Using Scotch’s extended-length recording tape (3 hours per side at 3-3/4 ips) I also recorded many tapes of classical music from WFMT on the stereo system we acquired. I recorded a lot of stuff from their “Midnight Special” as well. I remember some of my earliest encounters with many performers from that show: Tom Lehrer (“In Old Mexico”), the Goons (“Ying Tong Song”, “Another Lot”), Second City (Severn Darden’s “Metaphysics Lecture”), Stan Freberg (“Green Chri$tma$”), Peter Cook and Dudley Moore (“Beyond the Fringe”). Also many leftist folk singers who I accepted uncritically.
Finally I bought a Viking 433 deck Viking 433 Reel-to-Reel Tape Recorder with Speakers | #115326083 (just looking at that picture reminds me how much I loved it). I continued with the classical music and Midnight Special. I also recorded classical LPs that we had to avoid record wear and scratching (similar to how I just completed ripping all my CDs to MP3s, 40 years later!).
Eventually the deck developed a recurrent problem where it would play fine but recordings would have extremely lousy sound. From the sound I guessed that the bias circuit was failing somewhere, but I didn’t have the electronics background to find or fix the problem. I’d take it in for repairs and it’d fail again a few months later.
I made lots of “mix tapes” by taping songs off of the radio (missing the first few seconds of each song, of course).
When I was about 13, I got a radio / cassette player which had a VHF audio receiver as a Christmas present, making it easier to record the audio from TV shows. I remember frequently taping the audio from “Battlestar Galactica”, so I could listen to it again during the week (it was many years before we had a VCR).
I taped Galactica, too.
When we got our first cassette recorder I made a mix tape of TV theme songs. Very high tech: I would place the microphone next to the TV speaker and instruct everyone to be quiet. I specifically remember capturing The Munsters, Hogan’s Heroes, and Love, American Style.
I also remember getting SO pissed off at my brother who dared to talk while I was recording the theme from The Odd Couple (I had to wait an entire week to get another opportunity for a ‘clean’ recording).
All told, I had around 10-15 themes on that tape.
mmm
When I was a kid, I recorded both “Inspector Gadget” and “Heathcliff” from Nickelodeon. Later, I used to record “Home Improvement” and “Mad About You” a lot (they played back to back on a local station). I later recorded dozens and dozens of episodes of Whose Line Is It Anyway. I didn’t have a VCR.

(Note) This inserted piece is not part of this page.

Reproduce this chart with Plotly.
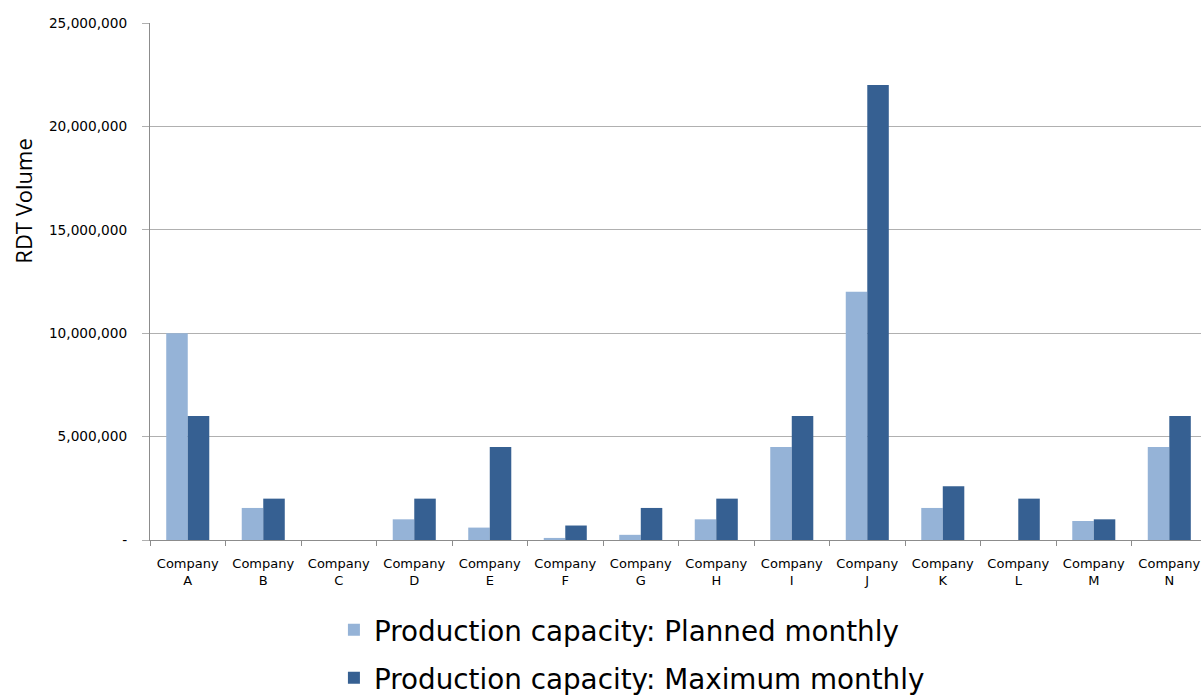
import plotly.graph_objects as go

companies = ["A", "B", "C", "D", "E", "F", "G", "H", "I", "J", "K", "L", "M", "N"]
planned = [10000000, 1550000, 0, 1000000, 600000, 100000, 250000, 1000000,
           4500000, 12000000, 1550000, 0, 920000, 4500000]
maximum = [6000000, 2000000, 0, 2000000, 4500000, 700000, 1550000, 2000000,
           6000000, 22000000, 2600000, 2000000, 1000000, 6000000]
y_ticks = [0, 5000000, 10000000, 15000000, 20000000, 25000000]
y_labels = ["-", "5,000,000", "10,000,000", "15,000,000", "20,000,000", "25,000,000"]

cats = [f"Company<br>{c}" for c in companies]

fig = go.Figure()
fig.add_trace(go.Bar(x=cats, y=planned, name="Production capacity: Planned monthly",
                     legendgroup="p", marker=dict(color="#95b3d7", line=dict(width=0))))
fig.add_trace(go.Bar(x=cats, y=maximum, name="Production capacity: Maximum monthly",
                     legendgroup="m", marker=dict(color="#366092", line=dict(width=0))))

fig.update_layout(
    width=1201, height=695,
    margin=dict(l=150, r=0, t=23, b=155, autoexpand=False),
    paper_bgcolor="white", plot_bgcolor="white",
    barmode="group", bargap=0.43, bargroupgap=0,
    font=dict(family="DejaVu Sans", color="#000000"),
    showlegend=True,
    legend=dict(x=0.175, y=-0.126, xanchor="left", yanchor="top",
                orientation="v", font=dict(family="DejaVu Sans", size=27.8),
                tracegroupgap=9, bgcolor="rgba(0,0,0,0)"),
)
fig.update_xaxes(
    range=[-0.5, 13.42], showline=True, linecolor="#8c8c8c", linewidth=1,
    ticks="outside", tickson="boundaries", ticklen=5, tickcolor="#8c8c8c",
    tickfont=dict(size=13, family="DejaVu Sans"), tickangle=0, showgrid=False,
    ticklabelstandoff=11,
)
fig.update_yaxes(
    range=[0, 25000000], tickvals=y_ticks, ticktext=y_labels,
    showline=True, linecolor="#8c8c8c", linewidth=1,
    ticks="outside", ticklen=7, tickcolor="#b0b0b0",
    showgrid=True, gridcolor="#b0b0b0", gridwidth=1,
    tickfont=dict(size=13.7, family="DejaVu Sans"), zeroline=False,
    ticklabelstandoff=12,
)
fig.add_annotation(text="RDT Volume", xref="paper", yref="paper", x=-0.121, y=0.656,
                   xanchor="center", yanchor="middle",
                   textangle=-90, showarrow=False,
                   font=dict(size=22, family="Open Sans"))

fig.write_html("out.html", config={"displayModeBar": False},
               post_script="document.body.style.margin='0';")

There was a top 40 song back in the mid 70s that was basically a comedy routine, in which the announcer used short clips of popular songs to create an interview. Anyone help me remember this?
My sibs and I thought is was so hilarious (forgive us, we couldn’t have been more than 13, and we didn’t have cable TV, videogames, or Internet to enlighten us…) that we started making our own such interviews using our little record collections and a portable cassette recorder.

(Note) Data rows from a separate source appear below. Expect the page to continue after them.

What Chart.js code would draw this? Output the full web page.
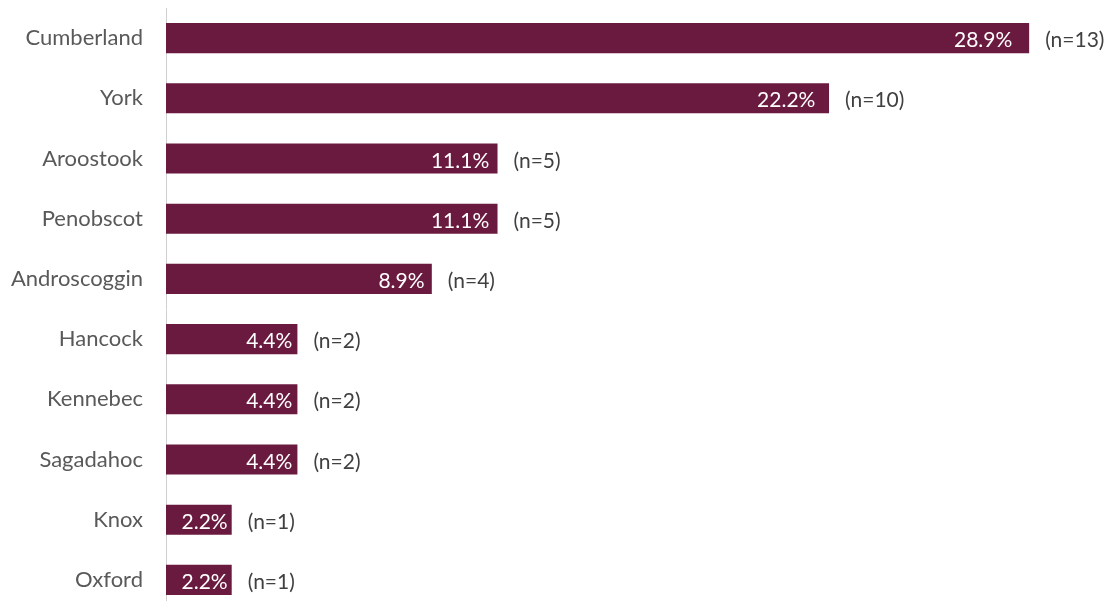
<!DOCTYPE html>
<html>
<head>
<meta charset="utf-8">
<script src="https://cdn.jsdelivr.net/npm/chart.js@4/dist/chart.umd.min.js"></script>
<style>
html,body{margin:0;padding:0;background:#fff;overflow:hidden;}
canvas{display:block;}
</style>
</head>
<body>
<canvas id="c" width="1115" height="610"></canvas>
<script>
const categories = ["Cumberland","York","Aroostook","Penobscot","Androscoggin","Hancock","Kennebec","Sagadahoc","Knox","Oxford"];
const percentValues = [28.9,22.2,11.1,11.1,8.9,4.4,4.4,4.4,2.2,2.2];
const counts = [13,10,5,5,4,2,2,2,1,1];

const FONT = "Lato, 'Open Sans', sans-serif";

const labelPlugin = {
  id: 'barLabels',
  afterDatasetsDraw(chart) {
    const ctx = chart.ctx;
    const meta = chart.getDatasetMeta(0);
    const base = chart.scales.x.getPixelForValue(0);
    ctx.save();
    ctx.font = "21px " + FONT;
    ctx.textBaseline = 'alphabetic';
    meta.data.forEach((bar, i) => {
      const xEnd = bar.x;
      const y = bar.y;
      const inset = 3 + 0.016 * (xEnd - base);
      ctx.fillStyle = '#ffffff';
      ctx.textAlign = 'right';
      ctx.fillText(percentValues[i].toFixed(1) + '%', xEnd - inset, y + 9);
      ctx.fillStyle = '#404040';
      ctx.textAlign = 'left';
      ctx.fillText('(n=' + counts[i] + ')', xEnd + 16, y + 9);
    });
    ctx.restore();
  }
};

new Chart(document.getElementById('c'), {
  type: 'bar',
  data: {
    labels: categories,
    datasets: [{
      data: percentValues,
      backgroundColor: '#6b1a3f',
      borderWidth: 0,
      barPercentage: 0.5,
      categoryPercentage: 1.0
    }]
  },
  options: {
    indexAxis: 'y',
    responsive: false,
    maintainAspectRatio: false,
    animation: false,
    layout: { padding: { top: 8, right: 53, bottom: 0, left: 0 } },
    plugins: { legend: { display: false }, tooltip: { enabled: false } },
    scales: {
      x: { display: false, min: 0, max: 30 },
      y: {
        afterFit(scale) { scale.width = 166; scale.paddingTop = 0; scale.paddingBottom = 0; },
        grid: { display: false, drawTicks: false },
        border: { display: true, color: '#d0d0d0', width: 1 },
        ticks: { color: '#595959', font: { family: FONT, size: 22 }, padding: 23 }
      }
    }
  },
  plugins: [labelPlugin]
});
</script>
</body>
</html>
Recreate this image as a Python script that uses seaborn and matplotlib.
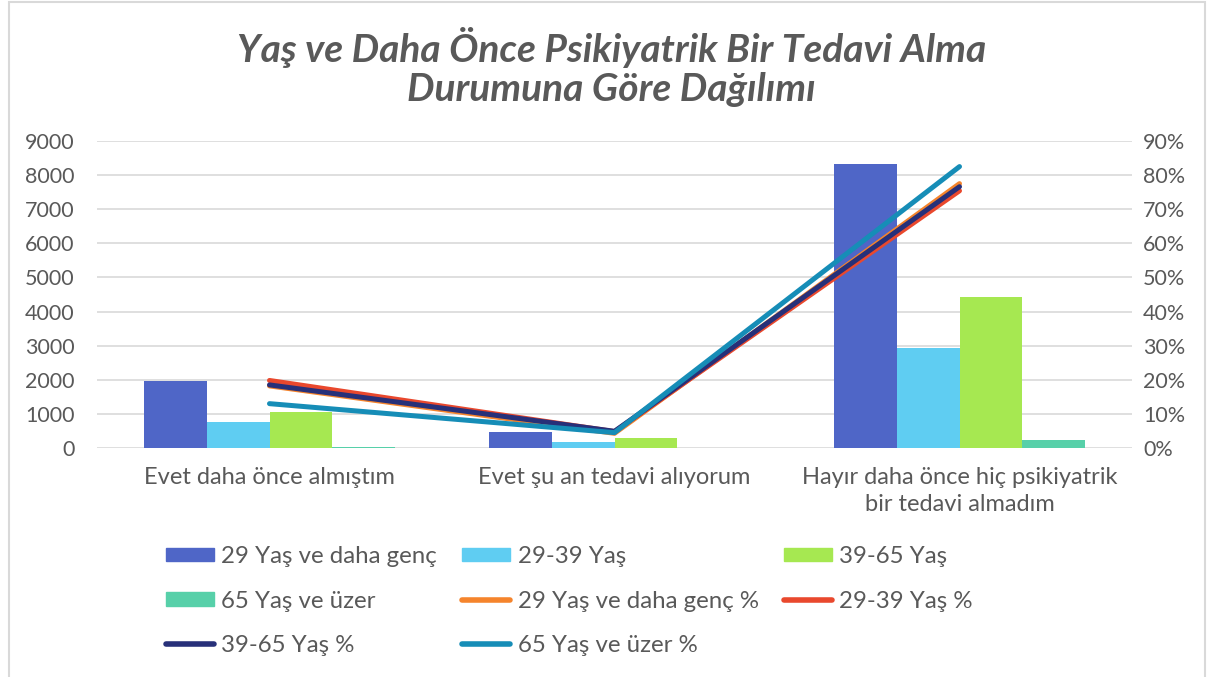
import numpy as np
import pandas as pd
import matplotlib
matplotlib.use("Agg")
import matplotlib.pyplot as plt
import seaborn as sns
from matplotlib.patches import Patch, Rectangle
from matplotlib.lines import Line2D
from matplotlib.ticker import FuncFormatter

# ---- data ----
categories = ["Evet daha önce almıştım", "Evet şu an tedavi alıyorum",
              "Hayır daha önce hiç psikiyatrik\nbir tedavi almadım"]
age_groups = ["29 Yaş ve daha genç", "29-39 Yaş", "39-65 Yaş", "65 Yaş ve üzer"]

counts_29_alti = [1960, 460, 8330]
counts_29_39 = [770, 185, 2925]
counts_39_65 = [1065, 285, 4420]
counts_65_ustu = [37, 13, 235]

pct_29_alti = [18.2, 4.3, 77.5]
pct_29_39 = [19.8, 4.8, 75.4]
pct_39_65 = [18.5, 4.9, 76.6]
pct_65_ustu = [13.0, 4.5, 82.5]

bar_colors = ["#4F66C7", "#5FCDF2", "#A6E851", "#57D0A9"]
line_colors = ["#F5842C", "#E9482D", "#273079", "#168DB7"]
text_color = "#595959"

# ---- frames ----
bars = pd.DataFrame({
    "cat": np.repeat(categories, len(age_groups)),
    "age": age_groups * len(categories),
    "value": np.array([counts_29_alti, counts_29_39, counts_39_65, counts_65_ustu]).T.ravel(),
})
pct_labels = [a + " %" for a in age_groups]
lines = pd.DataFrame({
    "x": np.tile(np.arange(len(categories)), len(age_groups)),
    "series": np.repeat(pct_labels, len(categories)),
    "pct": np.concatenate([pct_29_alti, pct_29_39, pct_39_65, pct_65_ustu]),
})

sns.set_theme(style="white")
plt.rcParams["font.family"] = ["Lato", "DejaVu Sans"]

fig = plt.figure(figsize=(12.09, 6.77), dpi=100)
W, H = 1209, 677
ax = fig.add_axes([97 / W, 1 - 448 / H, (1132 - 97) / W, (448 - 141) / H])

sns.barplot(data=bars, x="cat", y="value", hue="age", palette=bar_colors,
            width=0.725, gap=0, saturation=1, legend=False, ax=ax, zorder=2,
            linewidth=0)
ax.set_ylim(0, 9000)
ax.set_xlim(-0.5, 2.5)
ax.set_yticks(np.arange(0, 9001, 1000))
ax.grid(axis="y", color="#D9D9D9", lw=1.2, zorder=0)
ax.set_axisbelow(True)
for s in ax.spines.values():
    s.set_visible(False)
ax.set_xlabel("")
ax.set_ylabel("")
ax.tick_params(axis="y", length=0, labelsize=15.5, colors=text_color, pad=16)
ax.tick_params(axis="x", length=0, labelsize=17, colors=text_color, pad=14)
ax.set_xticks(range(len(categories)))
ax.set_xticklabels(categories, va="top", linespacing=1.3)

ax2 = ax.twinx()
sns.lineplot(data=lines, x="x", y="pct", hue="series", palette=line_colors,
             hue_order=pct_labels, lw=3.6, legend=False, ax=ax2, sort=False,
             solid_capstyle="round")
ax2.set_ylim(0, 90)
ax2.set_yticks(np.arange(0, 91, 10))
ax2.yaxis.set_major_formatter(FuncFormatter(lambda v, _: f"{v:.0f}%"))
for s in ax2.spines.values():
    s.set_visible(False)
ax2.set_ylabel("")
ax2.set_xlabel("")
ax2.tick_params(axis="y", length=0, labelsize=15.5, colors=text_color, pad=8)
ax2.grid(False)
ax2.set_xlim(-0.5, 2.5)

fig.text(0.506, 1 - 67 / H, "Yaş ve Daha Önce Psikiyatrik Bir Tedavi Alma\nDurumuna Göre Dağılımı",
         ha="center", va="center", fontsize=28, fontweight="bold", fontstyle="italic",
         color=text_color, linespacing=1.12)

# legend, Excel fills row by row -> reorder for matplotlib's column filling
handles = [Patch(color=c) for c in bar_colors] + \
          [Line2D([], [], color=c, lw=4, solid_capstyle="round") for c in line_colors]
labels = age_groups + pct_labels
order = [0, 3, 6, 1, 4, 7, 2, 5]
fig.legend([handles[i] for i in order], [labels[i] for i in order],
           loc="upper left", bbox_to_anchor=(166 / W, 1 - 546 / H), ncol=3,
           frameon=False, fontsize=17.3, labelcolor=text_color, borderpad=0,
           borderaxespad=0, handlelength=2.0, handleheight=0.5, handletextpad=0.3,
           columnspacing=1.05, labelspacing=0.98)

# chart frame
fig.patches.append(Rectangle((9 / W, -0.01), (1205 - 9) / W, 1 - 2 / H + 0.01,
                             transform=fig.transFigure, fill=False,
                             ec="#D9D9D9", lw=1.5))

fig.savefig("out.png", dpi=100)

Oh man we were stupid back then!
In the 60s, I would sit for hours with may reel-to-reel’s microphone in front of my transistor radio, trying to capture my favorite songs off the radio. In the 80s, I got some cool recordings on cassette tape off KFAT (now defunct) when they did their “Fat Fries”. I still have the Jerry Jeff Walker one-- that was fantastic.
Any chance it was this?
And don’t make fun of yourself for your childhood skits, that’s a sign of great imagination! Way better than staring at video games for hours like today’s kids.
Sure do! You’re thinking of Convention '72 by The Delegates.
I remember spinning that 45 over and over again.
mmm
ETA: Or not (now that I see installLSC’s entry).
Yeah, when I was a kid – I think I had the A-Team theme on an audio cassette.
I still do it, just with a hard drive instead of a cassette. When I listened to a lot of radio, some Sarah Palin snippet would come on, or that tune “Popcorn” and I’d “hit record,” or when watching a movie, “Never was such a man for split pea soup” or other lines from great movies. Still have all those on HD somewhere.
I didn’t, but in the early '70s, my brother would record episodes of Star Trek on cassette tapes by putting his portable tape recorder up next to the TV speakers. We would listen to them on long car trips.